Dive deeper with THE HEAVENLY MAN

When it comes to knowing Christ, are you tired of splashing around in the kiddie pool? This year, if you want to dive deeper in your Christian experience, pick up a copy of The Heavenly Man (Monarch Books, 2002).

This story by Paul Hattaway of Asia Harvest Mission chronicles the tribulations and victories of Chinese evangelist Liu Zhenying, better known as Brother Yun. The title of the book comes from his first arrest by Chinese authorities. As he was be being interrogated and beaten, they asked him where he was from. Pastor Zhenying shouted: “I am a heavenly man!” For his refusal to stop preaching the gospel,  Brother Yun was locked away on three occasions, spending years in prison. Many of his guards came to faith in Christ, as did other prisoners. During his first stint in prison, he refused to eat or drink, laying immobile for 74 days. While that appears medically impossible, who are we to discount what God can do? In the same vein is Yun’s miraculous escape from prison, reminiscent of Peter in the Book of Acts.

There are several “take aways” after reading The Heavenly Man:

1. Memorize the Word of God. Often, Brother Yun was locked away by himself with no Bible. He had to rely upon what he had committed to memory. How well would we as Western Christians fare if the only Scripture portions we had were what was in our head?

2. Expect hardship for the sake of Christ. Sure, as a missionary to Africa I’ve known some hardship, including several bouts with malaria, but I’ve grown accustomed to comfort as the norm. The prosperity message is so seductive because it teaches us to expect “first class treatment” as children of the King. Brother Yun’s story is a reminder that the way of the Cross is not an easy way, and we shouldn’t expect it to be so. Php. 3:10 records the words of Paul, who prays for the privilege of sharing in “the fellowship of his (Christ’s) sufferings.” We cite the verse, but when God actually answers that prayer, we get angry. Chinese believers like Brother Yun remind us that only through suffering do we grow deep in our faith.

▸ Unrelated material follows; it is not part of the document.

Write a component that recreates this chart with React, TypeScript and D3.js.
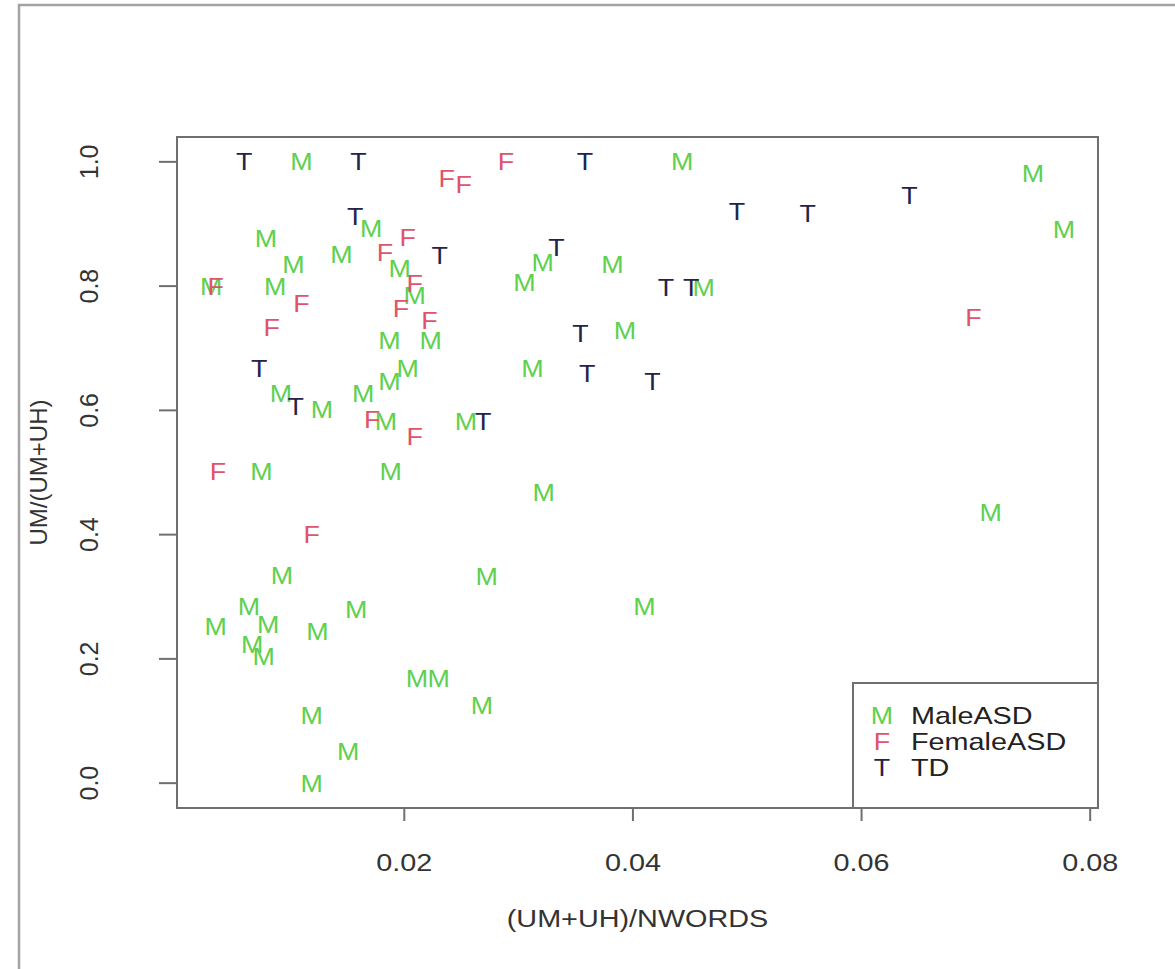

3. Don’t worry about your children. God will take care of them. It’s incredible to see what Brother Yun’s family went through. His wife and two young children in many ways suffered more than he did. While he was in prison, they had to fend for themselves. This included not having enough food, wearing worn out clothes and often hiding from the authorities. One would expect the children as they grew older to grow bitter toward God, yet his son and daughter grew strong in their faith. They understood that their family was a team and served a bigger cause than themselves. Sometimes Christian parents called by God to serve overseas will resist the call fearing that it may cause deprivation for their children, turning them away from God. Yet Brother Yun’s story is a reminder that if we obey the Lord, God will take care of our kids. When we model obedience to God to them, that will have a positive impact.

By the end of the book, I’ll admit that my Christian faith in comparison seemed shallow. In 2012, I want to start diving on the deep end of the pool. Thanks, Brother Yun, for showing me the way.